Citando as sábias palavras de Hely Lopes Meirelles, “a legalidade, como princípio de administração (CF, art. 37, caput), significa que o administrador público está, em toda a sua atividade funcional, sujeitos aos mandamentos da lei e às exigências do bem comum, e deles não se pode afastar ou desviar, sob pena de praticar ato inválido e expor-se a responsabilidade disciplinar, civil e criminal, conforme o caso”.

No princípio da legalidade a Administração nada pode fazer senão o que a lei determina, trata-se de uma relação de subordinação para com a lei. Pois se assim não o fosse, poderiam as autoridades administrativas impor obrigações e proibições aos administrados, independente de lei. Daí decorre que nessa relação só pode fazer aquilo que está expresso na lei.

Analisando o princípio da legalidade na seara do Direito Administrativo, se conclui que toda a ação do Estado, em todos os níveis de atuação, que implique na obrigação de alguém fazer ou deixar de fazer alguma coisa, deve necessariamente ser precedido de uma lei que delineie os poderes-deveres do Estado, bem como os deveres relativos a um fazer ou a uma abstenção a que cada indivíduo está sujeito.

Celso Antônio Bandeira de Mello ensina que “a Administração não poderá proibir ou impor comportamento algum a terceiro, salvo se estiver previamente embasada em determinada lei que lhe faculte proibir ou impor algo a quem quer que seja. Vale dizer, não lhe é possível expedir um regulamento, instrução, resolução, portaria ou seja lá que ato for para coartar a liberdade dos administrados, salvo se em lei já existir delineada a contenção ou imposição que o ato administrativo venha a minudenciar”.

O princípio da legalidade representa uma garantia para os administrados, pois, qualquer ato da Administração Pública somente terá validade se respaldado em lei, em sua acepção ampla.

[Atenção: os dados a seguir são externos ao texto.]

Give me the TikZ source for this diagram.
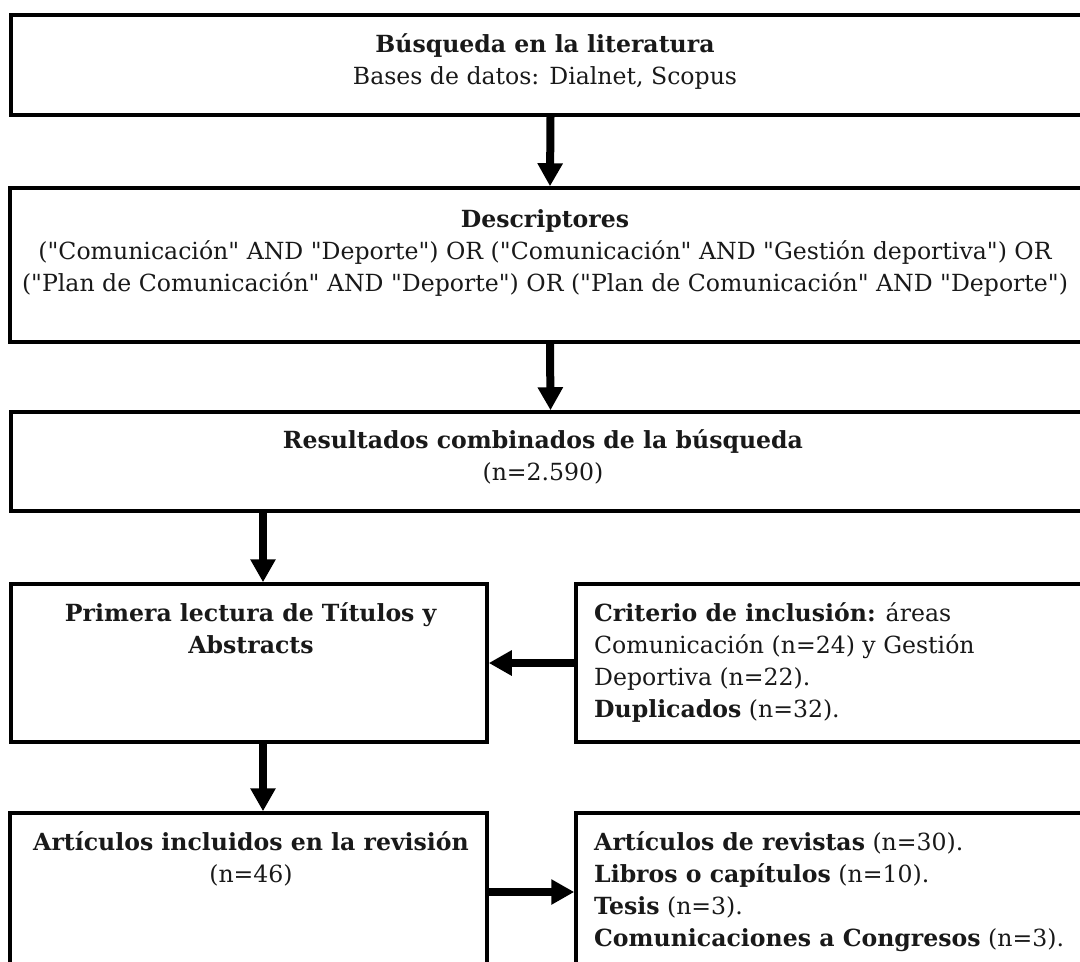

Representa um limite para a atuação do Estado, visando à proteção do administrado em relação ao abuso de poder.

Complementando o raciocínio, o doutrinador Roque Antonio Carrazza afirma que “a aplicação do princípio da legalidade conduz a uma situação de segurança jurídica, em virtude da aplicação precisa e exata das leis preestabelecidas”.

LEGALIDADE TRIBUTÁRIA

O princípio da legalidade tributária vem disposto no artigo 150, inciso I, da Constituição Federal, e prescreve que apenas as situações descritas em lei são tributáveis, ou seja, nenhum tributo pode ser criado, aumentado, reduzido ou extinto sem que seja por lei. Ressalta-se, que a lei deve ser editada pela pessoa política competente.

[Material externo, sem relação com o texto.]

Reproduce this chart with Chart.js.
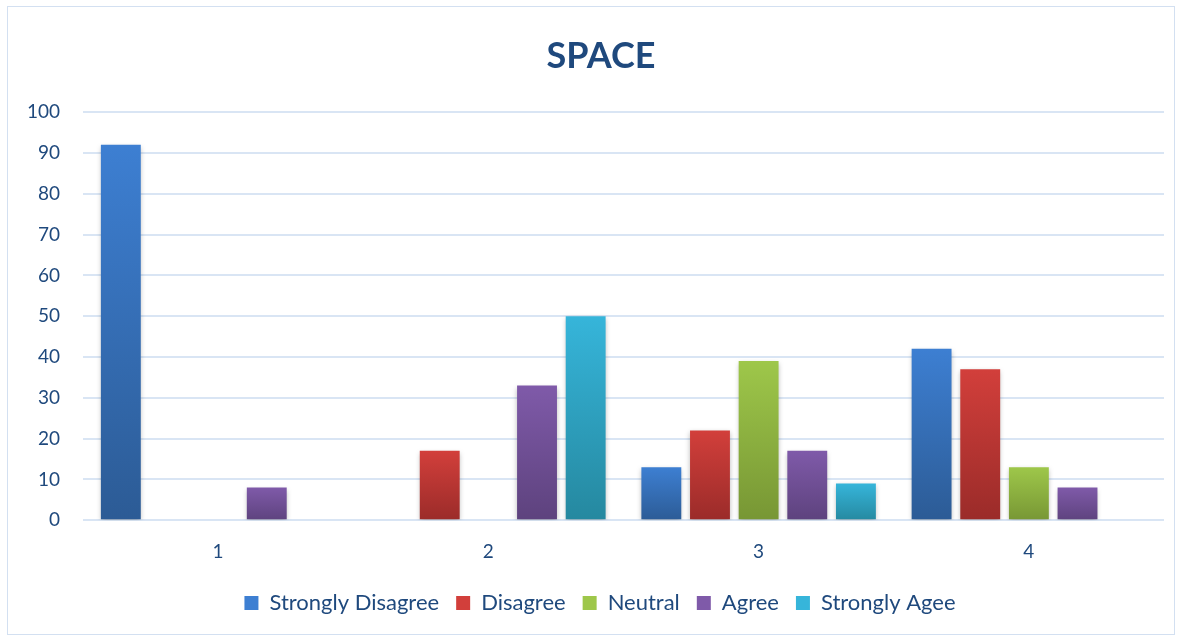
<!DOCTYPE html>
<html>
<head>
<meta charset="utf-8">
<script src="https://cdn.jsdelivr.net/npm/chart.js@4/dist/chart.umd.min.js"></script>
<style>
    html, body { margin: 0; padding: 0; background: #ffffff; }
    .frame {
        position: absolute;
        left: 7px; top: 6px;
        width: 1168px; height: 629px;
        border: 1px solid #d3e0f1;
        box-sizing: border-box;
    }
    .frame canvas { display: block; }
</style>
</head>
<body>
<div class="frame"><canvas id="space-chart" width="1166" height="627"></canvas></div>
<script>
const categories = ['1', '2', '3', '4'];
const seriesNames = ['Strongly Disagree', 'Disagree', 'Neutral', 'Agree', 'Strongly Agee'];
const stronglyDisagree = [92, 0, 13, 42];
const disagree = [0, 17, 22, 37];
const neutral = [0, 0, 39, 13];
const agree = [8, 33, 17, 8];
const stronglyAgee = [0, 50, 9, 0];
const yTicks = [0, 10, 20, 30, 40, 50, 60, 70, 80, 90, 100];

// light top / dark bottom for each series
const seriesColors = [
    ['#3d7fd2', '#2c5b95'],
    ['#d23f3b', '#9a2b29'],
    ['#9ec74a', '#779634'],
    ['#7f5aa9', '#5d427d'],
    ['#36b5da', '#25889f']
];

const textColor = '#1f497d';
const fontFamily = 'Lato, "Open Sans", sans-serif';

function barGradient(seriesIndex) {
    return function (context) {
        const chart = context.chart;
        const yScale = chart.scales.y;
        if (!yScale || context.type !== 'data') {
            return seriesColors[seriesIndex][0];
        }
        const top = yScale.getPixelForValue(context.raw || 0);
        const bottom = yScale.getPixelForValue(0);
        const gradient = chart.ctx.createLinearGradient(0, top, 0, bottom + 1);
        gradient.addColorStop(0, seriesColors[seriesIndex][0]);
        gradient.addColorStop(1, seriesColors[seriesIndex][1]);
        return gradient;
    }
}

const seriesValues = [stronglyDisagree, disagree, neutral, agree, stronglyAgee];
const datasets = seriesNames.map((name, i) => ({
    label: name,
    data: seriesValues[i],
    backgroundColor: barGradient(i),
    borderWidth: 0,
    categoryPercentage: 0.9,
    barPercentage: 0.82
}));

// soft shadow under the bars
const barShadow = {
    id: 'barShadow',
    beforeDatasetsDraw(chart) {
        const ctx = chart.ctx;
        ctx.save();
        ctx.shadowColor = 'rgba(0, 0, 0, 0.28)';
        ctx.shadowBlur = 5;
        ctx.shadowOffsetX = 0;
        ctx.shadowOffsetY = 2;
    },
    afterDatasetsDraw(chart) {
        chart.ctx.restore();
    }
}

// title and legend sit a bit right of the canvas centre
const shiftHeaderFooter = {
    id: 'shiftHeaderFooter',
    afterLayout(chart) {
        chart.titleBlock.left += 15;
        chart.titleBlock.right += 15;
        chart.legend.left += 14;
        chart.legend.right += 14;
    }
}

const spaceChart = new Chart(document.getElementById('space-chart'), {
    type: 'bar',
    data: {
        labels: categories,
        datasets: datasets
    },
    options: {
        responsive: false,
        animation: false,
        layout: {
            padding: {left: 0, right: 10, top: 24, bottom: 10}
        },
        plugins: {
            title: {
                display: true,
                text: 'SPACE',
                color: textColor,
                font: {family: fontFamily, size: 36, weight: 'bold'},
                padding: {top: 4, bottom: 34}
            },
            legend: {
                position: 'bottom',
                labels: {
                    color: textColor,
                    font: {family: fontFamily, size: 22},
                    boxWidth: 14,
                    boxHeight: 14,
                    padding: 17,
                    generateLabels(chart) {
                        return seriesNames.map((name, i) => ({
                            text: name,
                            fillStyle: seriesColors[i][0],
                            strokeStyle: seriesColors[i][0],
                            lineWidth: 0,
                            datasetIndex: i,
                            fontColor: textColor
                        }));
                    }
                }
            },
            tooltip: {enabled: false}
        },
        scales: {
            x: {
                grid: {display: false},
                border: {display: false},
                ticks: {
                    color: textColor,
                    font: {family: fontFamily, size: 19},
                    padding: 12
                }
            },
            y: {
                min: 0,
                max: 100,
                afterBuildTicks(axis) {
                    axis.ticks = yTicks.map(v => ({value: v}));
                },
                afterFit(axis) {
                    axis.width = 75;
                },
                grid: {color: '#d9e5f4', lineWidth: 2, drawTicks: false},
                border: {display: false},
                ticks: {
                    color: textColor,
                    font: {family: fontFamily, size: 19},
                    padding: 23
                }
            }
        }
    },
    plugins: [barShadow, shiftHeaderFooter]
});
</script>
</body>
</html>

Logo, a União é competente para a edição de leis tributárias federais, instituindo, assim, tributos federais; aos Estados, compete instituir tributos estaduais; aos Municípios, tributos municipais; e, ao Distrito Federal cabe a edição de leis tributárias distritais.

Somente a lei poderá diminuir e isentar tributos, parcelar e perdoar débitos tributários, criar obrigações acessórias, e não é só isso, é necessário que haja competência do ente tributante para que seja válida sua criação.

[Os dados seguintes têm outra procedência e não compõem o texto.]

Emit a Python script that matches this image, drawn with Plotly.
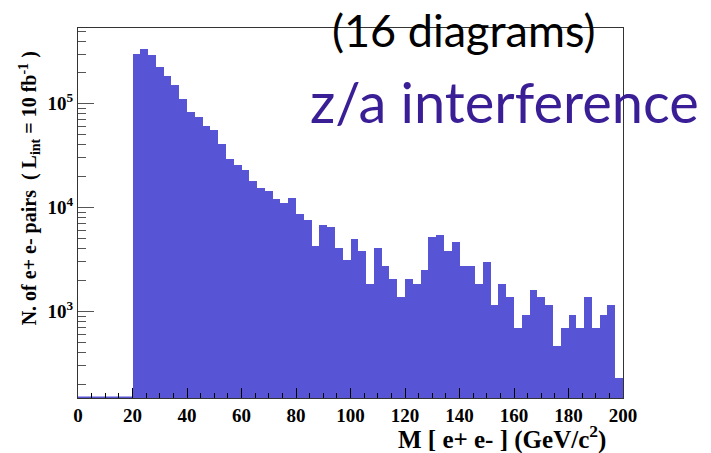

A Constituição Federal, no intento de conferir caráter mais rígido às normas tributárias, instituiu o princípio da estrita legalidade, impossibilitando qualquer margem de discricionariedade em face aos tributos. “A vista de todo o exposto, o princípio da legalidade, no que permite à instituição ou aumento de tributos, manifesta-se entre nós, como princípio da reserva absoluta de lei” (Roque Antonio Carrazza, Princípios Constitucionais Tributários, Editora Revista dos Tribunais).

O princípio da reserva legal é uma limitação ao poder de tributar, o Estado tem sua atividade tributária limitada àquilo que estiver previsto em lei.

A lei, ainda, deve descrever todos os elementos essenciais do tributo, ou seja, deve estipular a sua hipótese de incidência, sujeito ativo e passivo, base de cálculo e alíquota. Noutros dizeres, deve fixar os elementos essenciais do tributo, os fatores que influam no an debeatur (quem deve) e no quantum debeatur (quanto deve).

Outro ponto importante que deve ser elucidado é que o princípio da legalidade tributária traz implícito no seu conteúdo o princípio da irretroatividade dos tributos, onde este é corolário daquele, já que todo tributo deve ser previamente autorizado por lei. “Daí se extrai que a lei precisa ser anterior àquela situação jurídica ensejadora do tributo. É nesse particular que legalidade tributária também significa irretroatividade das leis tributárias” (Maria das Graças Strapasson, Princípio constitucional da legalidade tributária, editora Juruá, 2003).

Arrematando o assunto, citamos os ensinamentos do doutrinador Roque Antonio Carrazza:

“O princípio da legalidade garante, decisivamente, a segurança das pessoas, diante da tributação. De fato, de pouco valeria a Constituição proteger a propriedade privada (arts. 5º, XXII, e 170, II) se inexistisse a garantia cabal e solene de que os tributos não seriam fixados ou alterados pelo Poder Executivo, mas só pela lei”.

CONCLUSÃO

Não há como se olvidar que o princípio da legalidade é uma garantia de todos nós, cidadãos, pois qualquer ato do Estado somente terá validade se respaldado em lei. Representa um limite para a atuação do Estado, visando à proteção do administrado em relação ao abuso de poder.

Diante da elevada disposição da Carta Constitucional para o ordenamento jurídico, torna-se incontestável a suprema importância do princípio da legalidade, seja para o mundo penalista, administrativista ou tributarista, mormente para nós, cidadãos, sendo, indubitavelmente, uma viga mestra do Estado Democrático de Direito.